1) If I find myself feeling abandoned, I can wonder about it. Has my partner truly abandoned me? What is the reality here? How does he see it? What aspects of him overlap with my parents’ neglectful characteristics? (Guaranteed there are overlaps or I wouldn’t have been attracted to him in the first place.) How does he differ from my parents? (This is a very important question to answer.)
2) I can start labeling these panicked experiences as bouts of transference. Transference is real, but it isn’t based on current reality. It’s based on past reality. If I can say to myself, “Ah, another excellent moment of transference,” then I can step back and watch it. What are the feelings? What beliefs are triggered? Can I write them down? Are they true (anymore)? How do these feelings change? What events trigger the transference? What happens to make it go away?
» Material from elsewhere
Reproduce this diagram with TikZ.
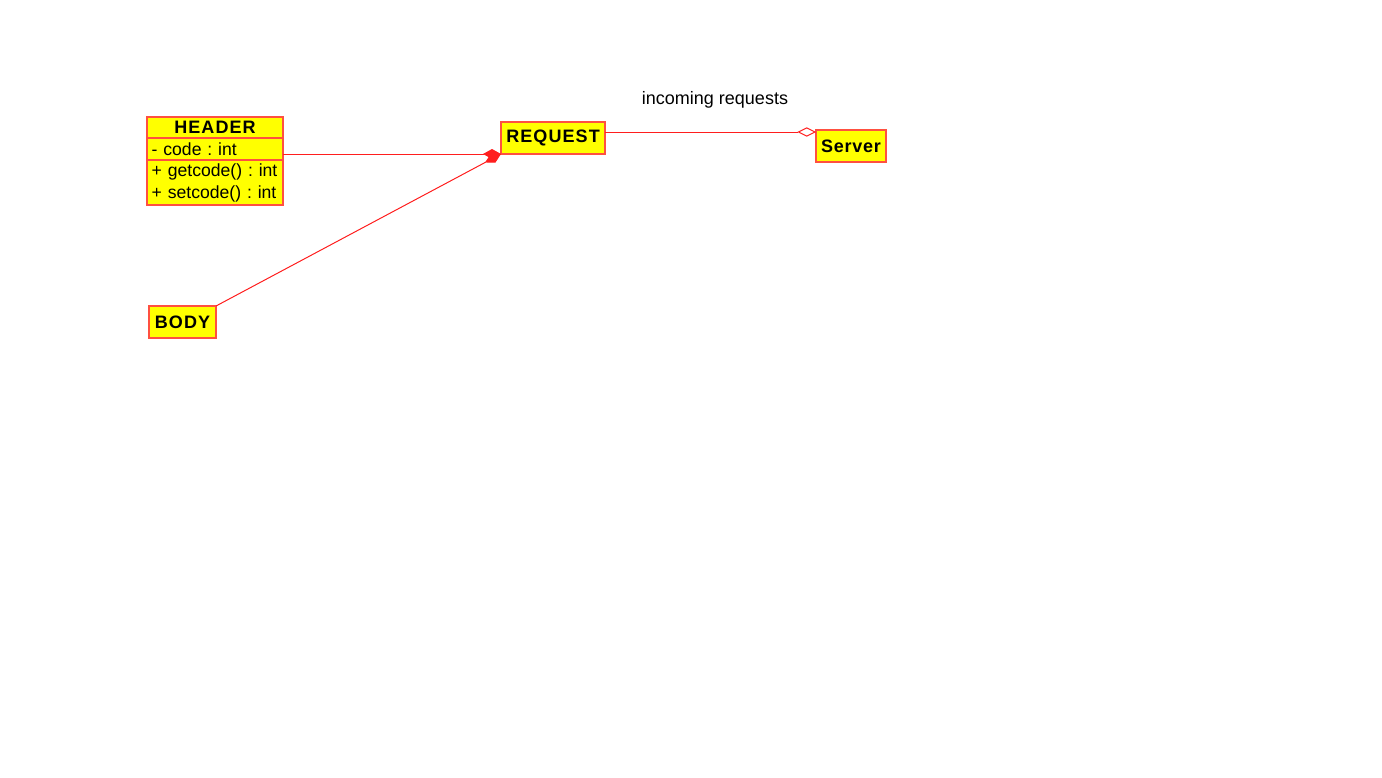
\documentclass[tikz,border=0pt]{standalone}
\usepackage{fontspec}
\setmainfont{Liberation Sans}
\usetikzlibrary{arrows.meta}
\definecolor{umlborder}{RGB}{255,80,64}
\definecolor{umlline}{RGB}{255,30,30}
\definecolor{umlfill}{RGB}{255,255,0}
\newcommand{\pxu}{0.75pt}

\begin{document}
\begin{tikzpicture}[x=\pxu,y=-\pxu,
	umlbox/.style={draw=umlborder,fill=umlfill,line width=1.5pt,inner sep=0,outer sep=0},
	classname/.style={umlbox,font=\fontsize{13.5}{16}\selectfont\bfseries\addfontfeature{LetterSpace=6}},
	classpart/.style={umlbox,inner xsep=3.5pt,text width=95pt,align=left,font=\fontsize{13.2}{16.5}\selectfont\frenchspacing},
	link/.style={draw=umlline,line width=0.75pt}]
	\useasboundingbox (0,0) rectangle (1382,778);
	% classes
	\node[classname,minimum width=102pt,minimum height=15.75pt] (header) at (215,127.5) {HEADER};
	\node[classpart,minimum height=16.5pt] (headerattr) at (215,149) {- code : int};
	\node[classpart,minimum height=33.75pt] (headerops) at (215,182.5) {+ getcode() : int\\+ setcode() : int};
	\node[classname,minimum width=78pt,minimum height=24pt] (request) at (553,138) {REQUEST};
	\node[classname,minimum width=52.5pt,minimum height=24pt,font=\fontsize{13.5}{16}\selectfont\bfseries\addfontfeature{LetterSpace=4}] (server) at (851,146) {Server};
	\node[classname,minimum width=50.25pt,minimum height=24pt] (body) at (182.5,322) {BODY};
	\node[font=\fontsize{13.5}{16}\selectfont] (incoming) at (715,100) {incoming requests};
	% relations
	\draw[link,-{Diamond[length=13.5pt,width=7.5pt,fill=umlline]}] (headerattr.east |- request.south west) -- (request.south west);
	\draw[link,-{Diamond[length=13.5pt,width=7.5pt,fill=umlline]}] (body.north east) -- (request.south west);
	\draw[link,-{Diamond[length=14pt,width=7pt,open]}] ([yshift=-7.5pt]request.north east) -- ([yshift=-1.5pt]server.north west);
\end{tikzpicture}
\end{document}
The mother of all fits has far-reaching ramifications for us as surviving organisms. Our attachment styles derive from experiences that happened over and over again, defined our normal, and taught us what to expect from the world, what feels familiar. As I wrote in a previous post, “Fits have convoluted histories, illogical benefits, and a great deal of power over us.”
The good news is that these fits, these attachment styles, can change. With enough repetition, enough practice, our prongs and outlets can morph completely. We can change from preoccupied attachment to secure attachment, for example. (Of course, we can also change in the other direction.) A key, in my opinion, is to notice how you’re fitting, to seek understanding of your fit’s origins, and to consciously shift your beliefs and behaviors with relational partners who are willing to grow with you.
In a way, tracking your attachment styles is like tracking your horoscope. Your experience will change day-to-day, even moment-to-moment. Watch for it. Wonder about it. Honor it. And change it if necessary.